Ignoring lead age in your sales script. A business owner who submitted a form 20 minutes ago needs a different opening than one who submitted a week ago. The fresh contact knows why you are calling. The aged contact may not remember the form at all.
Action Steps
1. Define your cost per funded deal target first. Before comparing lead sources, calculate what you can afford to spend acquiring a single funded deal. If your average deal is $50,000 and you are earning 6 percent commission, your gross per deal is $3,000. A cost per funded deal of $500 is sustainable. $2,500 is not.
2. Run a structured test with one vendor. Buy 25 to 50 exclusive leads from a single source. Track every contact attempt, every conversation, every application, and every funded deal. Calculate close rate and cost per funded deal before making a volume commitment.
3. Set a speed-to-call standard. Establish a threshold, such as all new leads contacted within 30 minutes of receipt, and measure your team against it. If your setup cannot support that, a CRM with auto-alert functionality or an auto-dialer is worth the monthly cost.
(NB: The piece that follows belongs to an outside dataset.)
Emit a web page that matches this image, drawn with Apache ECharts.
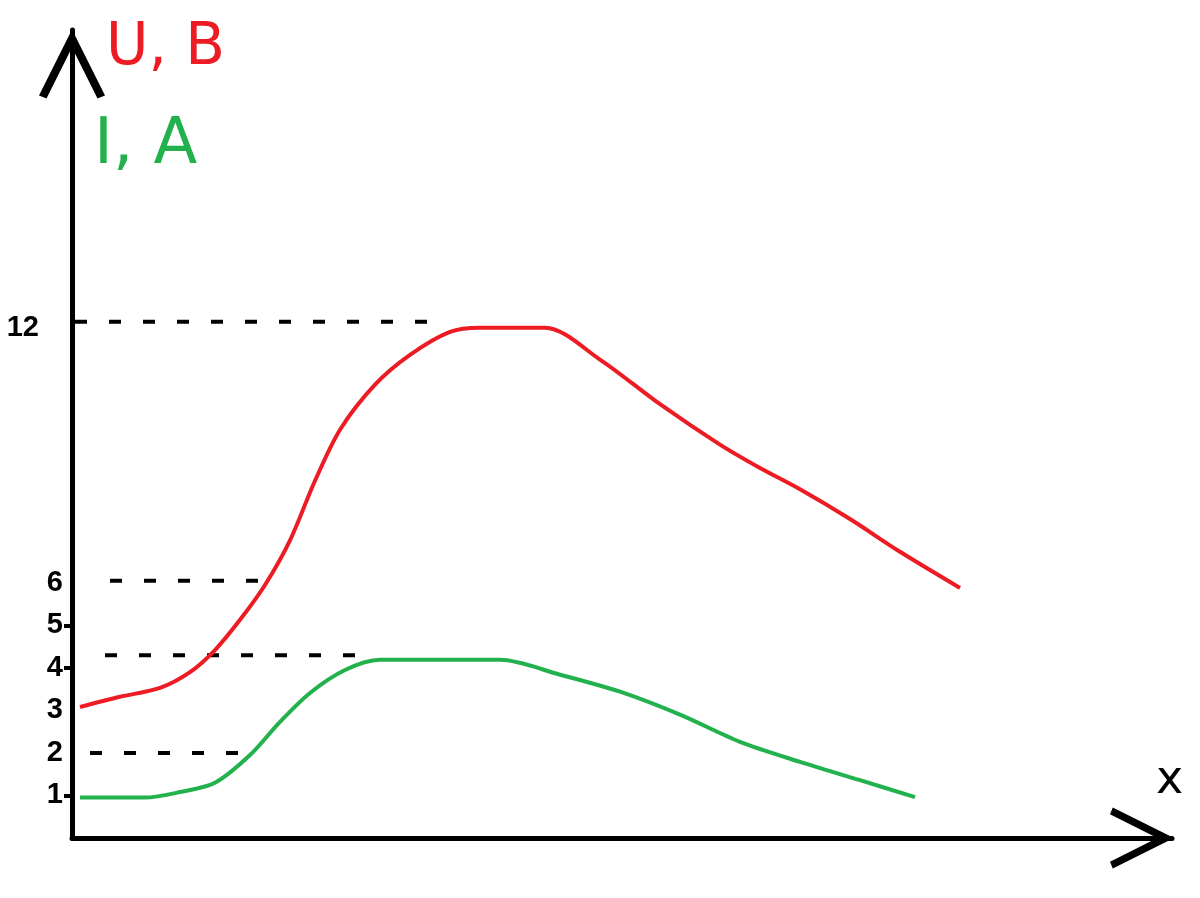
<!DOCTYPE html>
<html>
<head>
<meta charset="utf-8">
<title>U, B / I, A</title>
<script src="https://cdn.jsdelivr.net/npm/echarts@6/dist/echarts.min.js"></script>
<style>
  html, body { margin: 0; padding: 0; background: #fff; }
  #chart { width: 1200px; height: 898px; }
</style>
</head>
<body>
<div id="chart"></div>
<script>
// данные (x в условных единицах)
const uPoints = [
  [0.8, 3.08], [4.8, 3.32], [8.8, 3.53], [11.8, 3.9], [14.3, 4.42],
  [16.8, 5.13], [19.3, 5.95], [21.8, 7.0], [24.3, 8.4], [26.8, 9.6],
  [30.3, 10.66], [33.8, 11.36], [37.8, 11.9], [40.8, 12.0], [47.3, 12.0],
  [52.8, 11.25], [58.8, 10.2], [64.8, 9.25], [68.8, 8.7], [72.8, 8.2],
  [77.8, 7.5], [82.8, 6.73], [88.8, 5.88]
];
const iPoints = [
  [0.8, 0.95], [7.3, 0.95], [10.8, 1.08], [14.3, 1.3], [17.8, 1.95],
  [20.8, 2.73], [23.8, 3.41], [27.3, 3.95], [30.8, 4.19], [42.8, 4.19],
  [48.8, 3.84], [54.8, 3.44], [60.8, 2.9], [66.8, 2.26], [72.8, 1.79],
  [78.8, 1.36], [84.3, 0.96]
];
// пунктирные выноски: уровень, начало, конец
const guideLevels = [12.14, 6.05, 4.3, 2.0];
const guideStart = [0.3, 3.8, 3.3, 1.8];
const guideEnd = [37.3, 19.3, 29.8, 18.3];
// подписи оси Y
const yTicks = [1, 2, 3, 4, 5, 6, 12];

const RED = "#ED1C24";
const GREEN = "#22B14C";

const chart = echarts.init(document.getElementById("chart"));

// открытая стрелка (рисованная)
const chevron = "path://M0,0 L11,22 L8.5,23 L0,6 L-8.5,23 L-11,22 Z";

const guideSeries = guideLevels.map((lvl, i) => ({
  type: "line",
  data: [[guideStart[i], lvl], [guideEnd[i], lvl]],
  symbol: "none",
  silent: true,
  lineStyle: { color: "#000", width: 4, type: [12, 22] },
  z: 1
}));

chart.setOption({
  animation: false,
  backgroundColor: "#fff",
  grid: { left: 72, right: 28, top: 30, bottom: 60 },
  xAxis: {
    type: "value",
    min: 0,
    max: 110,
    splitLine: { show: false },
    axisTick: { show: false },
    axisLabel: { show: false },
    axisLine: {
      onZero: false,
      lineStyle: { color: "#000", width: 5 },
      symbol: ["none", chevron],
      symbolSize: [66, 64],
      symbolOffset: [0, -30]
    }
  },
  yAxis: {
    type: "value",
    min: 0,
    max: 19,
    splitLine: { show: false },
    axisLine: {
      onZero: false,
      lineStyle: { color: "#000", width: 5 },
      symbol: ["none", chevron],
      symbolSize: [66, 72],
      symbolOffset: [0, -34]
    },
    axisTick: {
      show: true,
      customValues: [1, 4, 5],
      length: 8,
      lineStyle: { color: "#000", width: 4 }
    },
    axisLabel: {
      customValues: yTicks,
      margin: 9,
      color: "#000",
      fontFamily: "Liberation Sans",
      fontWeight: "bold",
      fontSize: 29,
      formatter: (v) => (v === 12 ? "{far|12}" : String(v)),
      rich: {
        far: {
          fontFamily: "Liberation Sans",
          fontWeight: "bold",
          fontSize: 29,
          color: "#000",
          padding: [0, 24, 0, 0]
        }
      }
    }
  },
  series: [
    ...guideSeries,
    {
      name: "U, B",
      type: "line",
      data: uPoints,
      smooth: 0.3,
      symbol: "none",
      lineStyle: { color: RED, width: 4 },
      z: 3
    },
    {
      name: "I, A",
      type: "line",
      data: iPoints,
      smooth: 0.3,
      symbol: "none",
      lineStyle: { color: GREEN, width: 4 },
      z: 3
    }
  ],
  graphic: [
    {
      type: "text",
      left: 106,
      top: 20,
      style: { text: "U, B", fill: RED, font: "58px 'DejaVu Sans'" }
    },
    {
      type: "text",
      left: 94,
      top: 114,
      style: { text: "I, A", fill: GREEN, font: "64px 'DejaVu Sans'" }
    },
    {
      type: "text",
      left: 1156,
      top: 758,
      style: { text: "x", fill: "#000", font: "46px 'DejaVu Sans'" }
    }
  ]
});
</script>
</body>
</html>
4. Get exclusivity terms in writing. Ask for a contract or written confirmation covering the exclusivity window, the resale policy after that window closes, and the bad-data return process. A vendor who will not put terms in writing is a vendor whose terms will change.
5. Optimize one vendor before adding a second. Many operators chase lead volume by stacking vendors before they understand what is working. One reliable exclusive lead source, dialed quickly and tracked carefully, will outperform three mediocre sources managed without discipline.
6. Test internal lead generation as a benchmark. Running a modest Google Ads campaign targeting business owners searching for working capital gives you a direct comparison point. Your cost per funded deal from self-generated leads sets the baseline. Vendor exclusive leads should beat that baseline or match it at meaningfully higher volume, or the vendor relationship is not producing enough value to maintain.